Распад Советского Союза стал величайшей катастрофой и потрясением для миллионов граждан страны. Сотням тысяч людей в бывших союзных республиках пришлось в одночасье подниматься с мест постоянного проживания и искать нового пристанища. Слава Богу, это не было насильственным выселением, жестоким и бесчеловечным, с применением всевозможных репрессивных мер, которым в ранние советские годы время от времени подвергались многие национальные меньшинства. Хотя, в страшное лихолетье девяностых случалось всякое… Переезды с насиженных мест теперь назывались «вынужденным переселением» – так окрестил народ эту страшную людскую трагедию. В нашей стране всегда очень быстро находили четкое и выразительное название всем этим политическим, социальным и прочим потрясениям и передрягам.
А между тем, это «невинное», на первый взгляд, «вынужденное переселение» нередко сопровождалось разрушением людских жизней и судеб, несло с собой много горя и страданий. Нам оставалось благодарить за то, что наш отъезд, несмотря на все беды, которые сопровождают обычно переселение всей семьи, не был столь трагичен, так как мы уезжали не в неопределенном направлении и не «в места столь отдалённые», как это имело место в прошлом страны. Уезжали мы в Москву, в город, с которым и у меня, и у супруга была связана бо́льшая часть сознательной жизни и трудовой биографии. Хотя о нашем желании – уезжать или не уезжать из города Тбилиси, где мы родились и выросли, и где прошла большая часть нашей, в общем-то, счастливой жизни, – нас никто не спрашивал.
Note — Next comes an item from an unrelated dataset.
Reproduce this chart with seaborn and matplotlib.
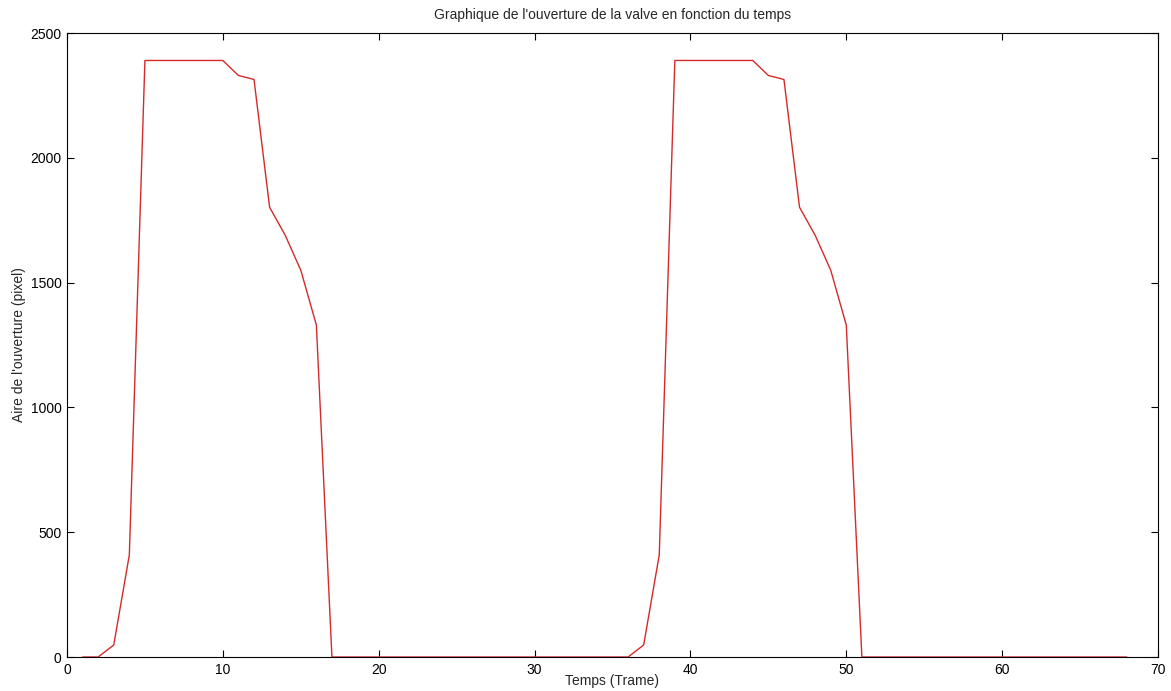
import matplotlib
matplotlib.use("Agg")
import matplotlib.pyplot as plt
import seaborn as sns
import pandas as pd
import numpy as np

frames = list(range(1, 69))
cycle1 = [0, 0, 48, 409, 2390, 2390, 2390, 2390, 2390, 2390, 2330, 2314, 1802, 1690, 1550, 1330]
zeros1 = [0] * 19  # frames 17..35
cycle2 = [0, 48, 409, 2390, 2390, 2390, 2390, 2390, 2390, 2330, 2314, 1802, 1690, 1550, 1330]  # frames 36..50
zeros2 = [0] * 18  # frames 51..68
area = cycle1 + zeros1 + cycle2 + zeros2

df = pd.DataFrame({"Temps": frames, "Aire": area})

sns.set_theme(style="ticks")
plt.rcParams['font.family'] = ['Liberation Sans', 'DejaVu Sans']

fig = plt.figure(figsize=(11.71, 6.91), dpi=100)
ax = fig.add_axes([0.0572, 0.0492, 0.9317, 0.903])
sns.lineplot(data=df, x="Temps", y="Aire", ax=ax, color="#d42a2a", linewidth=1.0)

ax.set_xlim(0, 70)
ax.set_ylim(0, 2500)
ax.set_xticks(range(0, 71, 10))
ax.set_yticks(range(0, 2501, 500))
ax.tick_params(direction="in", top=True, right=True, length=5, width=0.8,
               labelsize=10, colors="black", pad=4)
for s in ax.spines.values():
    s.set_visible(True)
    s.set_linewidth(0.8)
    s.set_color("black")
ax.set_xlabel("Temps (Trame)", fontsize=10, labelpad=-2)
ax.set_ylabel("Aire de l'ouverture (pixel)", fontsize=10, labelpad=3)
ax.set_title("Graphique de l'ouverture de la valve en fonction du temps", fontsize=10, pad=10)
fig.savefig("out.png", dpi=100, facecolor="white")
Итак, наскоро собираясь в дорогу (в Москву вылетали последние самолеты), как бывает при таких обстоятельствах, в багаж укладывалось всё самое необходимое. О большой библиотеке и личном архиве, накопившемся за годы моей работы в Центре дружбы народов АН Грузии, и речи не шло. Но бросать на произвол судьбы вещи, которые находились в этих холщовых мешках, мне показалось в тот момент не только кощунством, но и отказом от элементарного человеческого долга и морали. Ну, во-первых, там, в этих мешках, были собраны документы, фотографии и разные другие материалы, сохранившие хоть какую-то память о прошлом нашей семьи, о жизни наших предков, их родословной в исторически обозримом отрезке времени. Значительную часть архива составляет документальный материал, содержащий сведения о моей почти двадцатилетней трудовой и творческой биографии, связанной с темой дружбы народов в СССР, повествующий о моих упорных попытках вписаться и поучаствовать в общественно-культурной жизни тогда ещё многонациональной Грузии, не будучи представителем коренного населения республики.
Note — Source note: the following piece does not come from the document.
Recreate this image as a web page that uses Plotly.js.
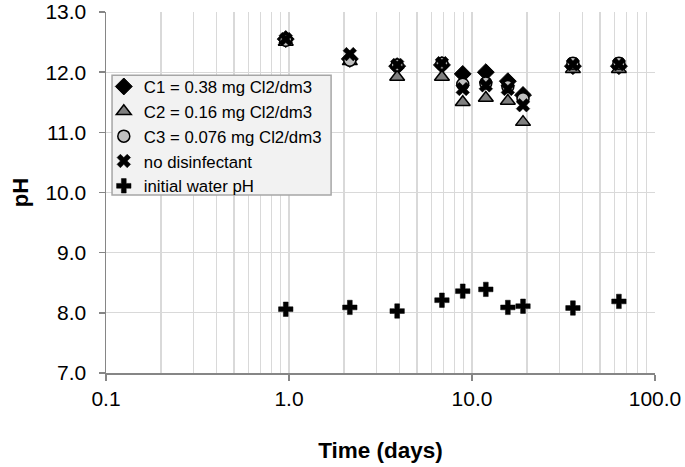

И, наконец, третью часть моего архива составляли письма, фотографии и книги с дарственными надписями, принадлежавшими выдающимся русским и советским поэтам, писателям, деятелям науки, литературы и культуры, хранившие память о наших встречах и сотрудничестве на ниве взаимосближения и взаимодействия национальных культур. Речь идет о блестящих представителях интеллектуальной элиты советской эпохи, о том недолгом периоде в духовной жизни страны, который вошел в историю под названием «оттепели». Представителям этого необыкновенного времени посвящены радио- и телепередачи современников, снято множество фильмов. Они не нуждаются в дополнительной популяризации. И тем не менее, сохранившиеся в моей памяти и в тех материалах, которые удалось увезти, может, не столь масштабные события их жизни и творчества, но даже те отдельные эпизоды и подробности, незначительные, на первый взгляд, штрихи и детали, на самом деле весьма существенные и содержательные, не подлежат забвению по простой справедливости. Эти материалы могут быть интересны ещё многим, кому дорога память об ушедшей советской эпохе, её литературной и культурной жизни, тем, кто знает цену и значение мемориальных вещей и воспоминаниям живых свидетелей тех лет.
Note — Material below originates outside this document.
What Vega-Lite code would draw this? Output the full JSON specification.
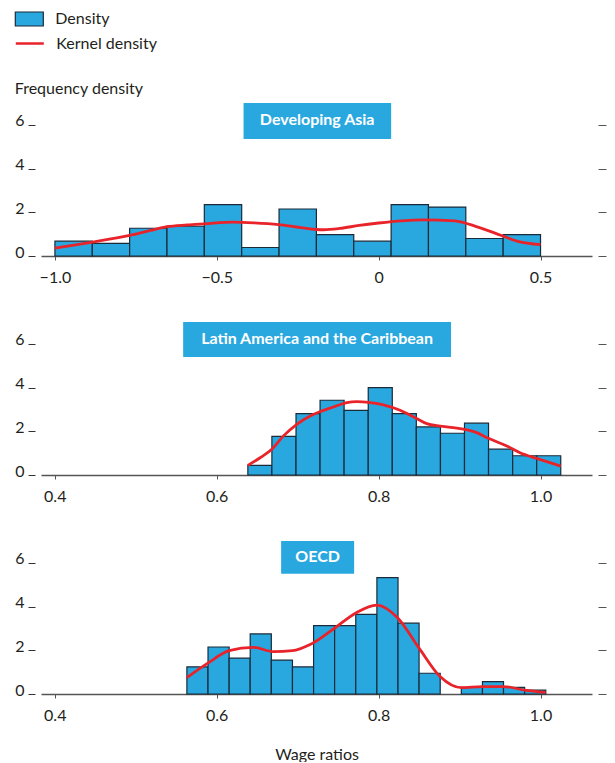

В последние годы граждане нашей страны всё чаще вспоминают советское время и с сожалением говорят о распаде бывшего Советского Союза. Совсем недавно на телевидении, в «Вестях», ведущий, переговариваясь дистанционно с гостем программы и, заметив за его спиной на стене окрашенную в красный цвет карту СССР, с грустью произнёс: «Я вижу у вас карта Советского Союза. Да, и мы тоже любим и очень скучаем». Эти участившиеся взоры в сторону ушедшей в прошлое советской страны и тоска по ней стали называться в наши дни модным словом «ностальгия».
На самом деле это явление нормальное и закономерное. После развала Союза прошло уже какое-то время и то, как жилось простым людям все эти постсоветские годы, даёт им возможность сравнения с тем, что оставили они в советской стране и что получили взамен. Но то, какое ожесточенное противостояние демонстрируют сторонники всех этих «за» и «против», какие резко противоположные суждения и оценки высказываются о советском прошлом, говорит о том, что сегодня и одни, и другие всё ещё далеки от объективной и близкой к истине оценки прошлого. Бесчисленные споры, все эти исторические, философские и политические выкладки, нескончаемые противопоставления точек зрения вокруг феномена советской эпохи, на мой взгляд, не закончатся никогда, так как ведутся как-то абсурдно: говорят вроде об одном и том же, а на самом деле о совсем разных вещах.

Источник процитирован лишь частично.